— Start RAW DATA —
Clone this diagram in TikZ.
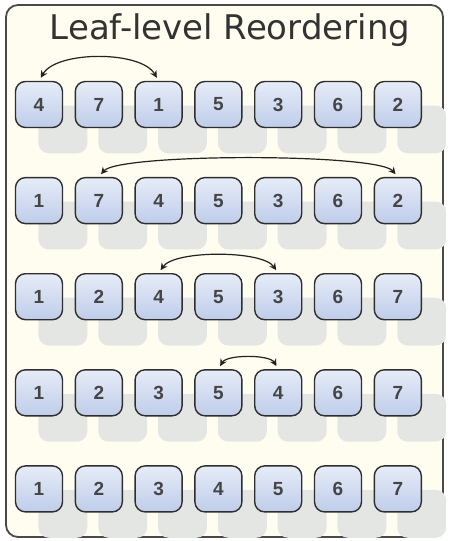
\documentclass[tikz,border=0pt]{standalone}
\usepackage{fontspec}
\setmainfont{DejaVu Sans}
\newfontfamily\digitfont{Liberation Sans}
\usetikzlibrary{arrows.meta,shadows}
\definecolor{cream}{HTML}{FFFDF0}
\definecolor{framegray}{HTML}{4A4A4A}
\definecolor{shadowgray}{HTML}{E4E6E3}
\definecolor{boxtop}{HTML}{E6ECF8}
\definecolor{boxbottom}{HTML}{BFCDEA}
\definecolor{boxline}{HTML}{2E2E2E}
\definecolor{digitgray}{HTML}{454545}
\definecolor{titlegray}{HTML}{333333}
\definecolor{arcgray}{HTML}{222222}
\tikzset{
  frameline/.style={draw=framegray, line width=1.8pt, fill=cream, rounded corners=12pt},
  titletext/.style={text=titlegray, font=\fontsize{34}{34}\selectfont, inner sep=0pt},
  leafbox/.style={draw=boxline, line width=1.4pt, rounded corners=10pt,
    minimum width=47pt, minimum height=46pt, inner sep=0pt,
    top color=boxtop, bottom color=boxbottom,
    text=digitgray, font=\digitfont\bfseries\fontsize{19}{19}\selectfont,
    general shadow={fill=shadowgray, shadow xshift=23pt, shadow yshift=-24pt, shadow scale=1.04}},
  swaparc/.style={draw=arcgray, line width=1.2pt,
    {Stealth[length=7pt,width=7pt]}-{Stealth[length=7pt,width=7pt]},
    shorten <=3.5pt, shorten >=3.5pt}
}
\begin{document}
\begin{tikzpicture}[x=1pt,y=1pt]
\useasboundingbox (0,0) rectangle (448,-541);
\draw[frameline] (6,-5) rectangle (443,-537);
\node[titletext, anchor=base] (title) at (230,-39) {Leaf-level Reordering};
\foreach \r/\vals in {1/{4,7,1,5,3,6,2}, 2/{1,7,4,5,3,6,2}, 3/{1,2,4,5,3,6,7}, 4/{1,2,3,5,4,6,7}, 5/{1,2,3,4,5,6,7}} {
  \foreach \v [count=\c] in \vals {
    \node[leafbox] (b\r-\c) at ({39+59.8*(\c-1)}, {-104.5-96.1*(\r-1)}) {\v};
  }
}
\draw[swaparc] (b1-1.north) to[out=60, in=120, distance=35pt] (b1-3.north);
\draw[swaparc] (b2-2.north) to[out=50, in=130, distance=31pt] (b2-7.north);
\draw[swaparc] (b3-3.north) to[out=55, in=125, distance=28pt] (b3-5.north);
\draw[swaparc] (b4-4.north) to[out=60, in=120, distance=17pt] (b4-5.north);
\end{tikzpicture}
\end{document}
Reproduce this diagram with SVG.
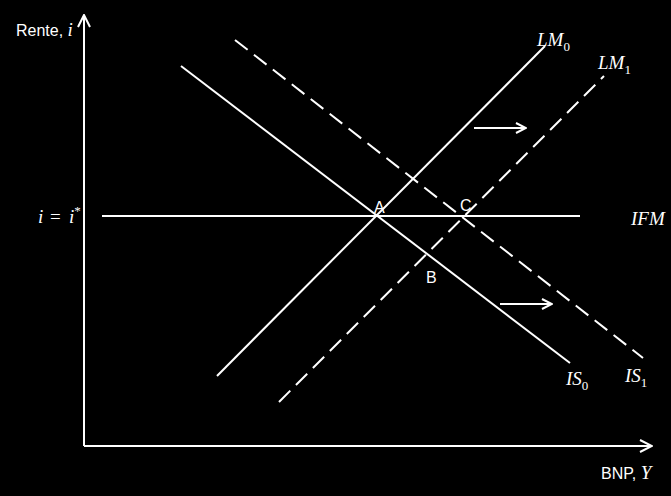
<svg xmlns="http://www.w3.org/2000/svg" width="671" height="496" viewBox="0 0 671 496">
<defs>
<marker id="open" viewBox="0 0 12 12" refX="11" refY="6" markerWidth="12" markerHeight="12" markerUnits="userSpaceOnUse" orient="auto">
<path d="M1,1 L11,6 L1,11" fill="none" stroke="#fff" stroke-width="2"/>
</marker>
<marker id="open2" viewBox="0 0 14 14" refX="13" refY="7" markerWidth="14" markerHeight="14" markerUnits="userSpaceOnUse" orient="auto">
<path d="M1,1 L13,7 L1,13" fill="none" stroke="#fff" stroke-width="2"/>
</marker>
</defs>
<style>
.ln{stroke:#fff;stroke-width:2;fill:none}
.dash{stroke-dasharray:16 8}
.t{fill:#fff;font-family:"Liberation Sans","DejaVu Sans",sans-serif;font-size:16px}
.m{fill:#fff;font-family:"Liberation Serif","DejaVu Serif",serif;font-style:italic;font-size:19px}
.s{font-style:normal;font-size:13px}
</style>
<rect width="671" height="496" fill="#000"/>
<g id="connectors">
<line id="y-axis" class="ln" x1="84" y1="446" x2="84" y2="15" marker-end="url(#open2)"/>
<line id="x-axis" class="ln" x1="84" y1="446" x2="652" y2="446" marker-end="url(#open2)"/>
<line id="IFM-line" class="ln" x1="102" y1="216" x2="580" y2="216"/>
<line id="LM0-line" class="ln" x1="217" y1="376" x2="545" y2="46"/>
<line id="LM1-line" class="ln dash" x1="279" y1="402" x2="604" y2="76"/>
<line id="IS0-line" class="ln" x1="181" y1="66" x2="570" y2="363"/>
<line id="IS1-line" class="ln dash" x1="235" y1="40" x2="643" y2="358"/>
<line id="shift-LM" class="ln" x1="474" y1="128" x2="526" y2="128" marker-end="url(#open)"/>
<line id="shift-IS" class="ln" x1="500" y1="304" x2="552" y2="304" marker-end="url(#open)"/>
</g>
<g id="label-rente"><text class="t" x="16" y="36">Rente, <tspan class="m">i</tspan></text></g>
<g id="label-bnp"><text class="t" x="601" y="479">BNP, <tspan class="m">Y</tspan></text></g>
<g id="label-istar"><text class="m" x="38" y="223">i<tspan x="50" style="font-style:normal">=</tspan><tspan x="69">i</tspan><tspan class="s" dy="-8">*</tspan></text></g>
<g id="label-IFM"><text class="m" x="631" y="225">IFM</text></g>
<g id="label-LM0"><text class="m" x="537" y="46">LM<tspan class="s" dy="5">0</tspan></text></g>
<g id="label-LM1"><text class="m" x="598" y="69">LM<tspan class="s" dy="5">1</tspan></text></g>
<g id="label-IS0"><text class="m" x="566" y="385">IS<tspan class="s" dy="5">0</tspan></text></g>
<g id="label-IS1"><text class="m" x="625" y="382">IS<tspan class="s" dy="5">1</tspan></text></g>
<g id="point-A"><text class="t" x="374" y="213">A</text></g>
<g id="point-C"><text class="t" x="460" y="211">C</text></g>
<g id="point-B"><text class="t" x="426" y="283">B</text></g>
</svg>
— End RAW DATA —
**GOAL**
Verbatim reproduction of every record is required; images are left out.

**CORRECT ANSWER**
Clone this diagram in TikZ.
\documentclass[tikz,border=0pt]{standalone}
\usepackage{fontspec}
\setmainfont{DejaVu Sans}
\newfontfamily\digitfont{Liberation Sans}
\usetikzlibrary{arrows.meta,shadows}
\definecolor{cream}{HTML}{FFFDF0}
\definecolor{framegray}{HTML}{4A4A4A}
\definecolor{shadowgray}{HTML}{E4E6E3}
\definecolor{boxtop}{HTML}{E6ECF8}
\definecolor{boxbottom}{HTML}{BFCDEA}
\definecolor{boxline}{HTML}{2E2E2E}
\definecolor{digitgray}{HTML}{454545}
\definecolor{titlegray}{HTML}{333333}
\definecolor{arcgray}{HTML}{222222}
\tikzset{
  frameline/.style={draw=framegray, line width=1.8pt, fill=cream, rounded corners=12pt},
  titletext/.style={text=titlegray, font=\fontsize{34}{34}\selectfont, inner sep=0pt},
  leafbox/.style={draw=boxline, line width=1.4pt, rounded corners=10pt,
    minimum width=47pt, minimum height=46pt, inner sep=0pt,
    top color=boxtop, bottom color=boxbottom,
    text=digitgray, font=\digitfont\bfseries\fontsize{19}{19}\selectfont,
    general shadow={fill=shadowgray, shadow xshift=23pt, shadow yshift=-24pt, shadow scale=1.04}},
  swaparc/.style={draw=arcgray, line width=1.2pt,
    {Stealth[length=7pt,width=7pt]}-{Stealth[length=7pt,width=7pt]},
    shorten <=3.5pt, shorten >=3.5pt}
}
\begin{document}
\begin{tikzpicture}[x=1pt,y=1pt]
\useasboundingbox (0,0) rectangle (448,-541);
\draw[frameline] (6,-5) rectangle (443,-537);
\node[titletext, anchor=base] (title) at (230,-39) {Leaf-level Reordering};
\foreach \r/\vals in {1/{4,7,1,5,3,6,2}, 2/{1,7,4,5,3,6,2}, 3/{1,2,4,5,3,6,7}, 4/{1,2,3,5,4,6,7}, 5/{1,2,3,4,5,6,7}} {
  \foreach \v [count=\c] in \vals {
    \node[leafbox] (b\r-\c) at ({39+59.8*(\c-1)}, {-104.5-96.1*(\r-1)}) {\v};
  }
}
\draw[swaparc] (b1-1.north) to[out=60, in=120, distance=35pt] (b1-3.north);
\draw[swaparc] (b2-2.north) to[out=50, in=130, distance=31pt] (b2-7.north);
\draw[swaparc] (b3-3.north) to[out=55, in=125, distance=28pt] (b3-5.north);
\draw[swaparc] (b4-4.north) to[out=60, in=120, distance=17pt] (b4-5.north);
\end{tikzpicture}
\end{document}
Reproduce this diagram with SVG.
<svg xmlns="http://www.w3.org/2000/svg" width="671" height="496" viewBox="0 0 671 496">
<defs>
<marker id="open" viewBox="0 0 12 12" refX="11" refY="6" markerWidth="12" markerHeight="12" markerUnits="userSpaceOnUse" orient="auto">
<path d="M1,1 L11,6 L1,11" fill="none" stroke="#fff" stroke-width="2"/>
</marker>
<marker id="open2" viewBox="0 0 14 14" refX="13" refY="7" markerWidth="14" markerHeight="14" markerUnits="userSpaceOnUse" orient="auto">
<path d="M1,1 L13,7 L1,13" fill="none" stroke="#fff" stroke-width="2"/>
</marker>
</defs>
<style>
.ln{stroke:#fff;stroke-width:2;fill:none}
.dash{stroke-dasharray:16 8}
.t{fill:#fff;font-family:"Liberation Sans","DejaVu Sans",sans-serif;font-size:16px}
.m{fill:#fff;font-family:"Liberation Serif","DejaVu Serif",serif;font-style:italic;font-size:19px}
.s{font-style:normal;font-size:13px}
</style>
<rect width="671" height="496" fill="#000"/>
<g id="connectors">
<line id="y-axis" class="ln" x1="84" y1="446" x2="84" y2="15" marker-end="url(#open2)"/>
<line id="x-axis" class="ln" x1="84" y1="446" x2="652" y2="446" marker-end="url(#open2)"/>
<line id="IFM-line" class="ln" x1="102" y1="216" x2="580" y2="216"/>
<line id="LM0-line" class="ln" x1="217" y1="376" x2="545" y2="46"/>
<line id="LM1-line" class="ln dash" x1="279" y1="402" x2="604" y2="76"/>
<line id="IS0-line" class="ln" x1="181" y1="66" x2="570" y2="363"/>
<line id="IS1-line" class="ln dash" x1="235" y1="40" x2="643" y2="358"/>
<line id="shift-LM" class="ln" x1="474" y1="128" x2="526" y2="128" marker-end="url(#open)"/>
<line id="shift-IS" class="ln" x1="500" y1="304" x2="552" y2="304" marker-end="url(#open)"/>
</g>
<g id="label-rente"><text class="t" x="16" y="36">Rente, <tspan class="m">i</tspan></text></g>
<g id="label-bnp"><text class="t" x="601" y="479">BNP, <tspan class="m">Y</tspan></text></g>
<g id="label-istar"><text class="m" x="38" y="223">i<tspan x="50" style="font-style:normal">=</tspan><tspan x="69">i</tspan><tspan class="s" dy="-8">*</tspan></text></g>
<g id="label-IFM"><text class="m" x="631" y="225">IFM</text></g>
<g id="label-LM0"><text class="m" x="537" y="46">LM<tspan class="s" dy="5">0</tspan></text></g>
<g id="label-LM1"><text class="m" x="598" y="69">LM<tspan class="s" dy="5">1</tspan></text></g>
<g id="label-IS0"><text class="m" x="566" y="385">IS<tspan class="s" dy="5">0</tspan></text></g>
<g id="label-IS1"><text class="m" x="625" y="382">IS<tspan class="s" dy="5">1</tspan></text></g>
<g id="point-A"><text class="t" x="374" y="213">A</text></g>
<g id="point-C"><text class="t" x="460" y="211">C</text></g>
<g id="point-B"><text class="t" x="426" y="283">B</text></g>
</svg>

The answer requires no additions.